In just eight years, this now globally recognised program has engaged nearly 1500 young Aboriginal and Torres Strait Islander individuals aged between 14 and 21 years. Through an immersive curriculum, the program mentors students on cultural affirmation, leadership, active participation in civic life, health and wellbeing, and career pathways.
Since 2011, REAL has matured into a comprehensive four-phase program, with newer programs joining alongside: the Laguntas football, KGI netball, and Boorimul programs, all of which support cultural strengthening, leadership, health, education, training, and employment pathways for young Indigenous women and men.
This suite of programming – with REAL at the heart of it – overlays strongly with the Club’s core purpose and value: ‘Connecting to Thrive and Win’. This relates to connection with each other, connection through partnership, and connection with the broader community: a key pillar of the Club’s operational success.
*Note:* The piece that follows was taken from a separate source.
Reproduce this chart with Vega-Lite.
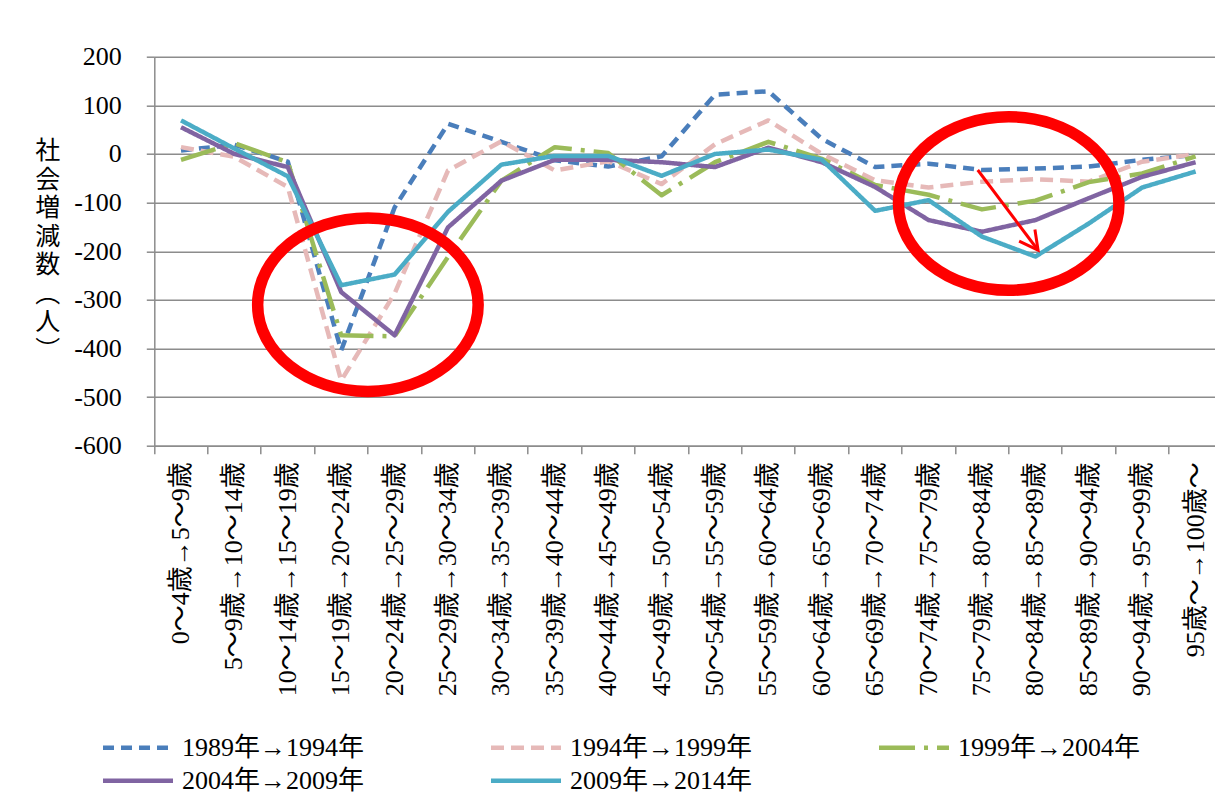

By seeding a family of key partnerships, particularly with Indigenous-led organisations like Reconciliation Australia, Culture is Life, the Australian Indigenous Leadership Centre, Victorian Aboriginal Health Service, and the National Congress of Australia’s First People, the Club has co-created an essential ingredient for the advancement of Reconciliation: trust.
Richmond enjoys an admirable level of trust with Indigenous Australia. This trust is appreciated every year at the annual Dreamtime at the ‘G event: an RFC-led match that reaches an average crowd of 80,000+ and a TV audience of over 1.2 million. Richmond was proud to be the direct catalyst for establishing the Dreamtime game back in 2005, which then led to the creation of the national Sir Doug Nicholls Round: a celebration of Aboriginal and Torres Strait Islander contributions to the game and the broader nation. This round, and event, remains an enduring success: a key opportunity to unite Aboriginal and non-Aboriginal Australia through storytelling and communication on a national scale.
As part of the Dreamtime match in 2011, the RFC commissioned Indigenous artist Jirra Harvey to design the Club’s first ever Indigenous guernsey; this led to the AFL mandating that all AFL clubs develop their own unique Indigenous guernsey as part of the Sir Doug Nicholls Indigenous Round.
The Club continues to achieve important milestones in cultural awareness. In 2017, it became the first sporting club to become a signatory to a National Congress of Australia’s First Peoples Accord. This dovetailed in 2018 with the RFC presenting in at the United Nations Permanent Forum on Indigenous Issues in New York City.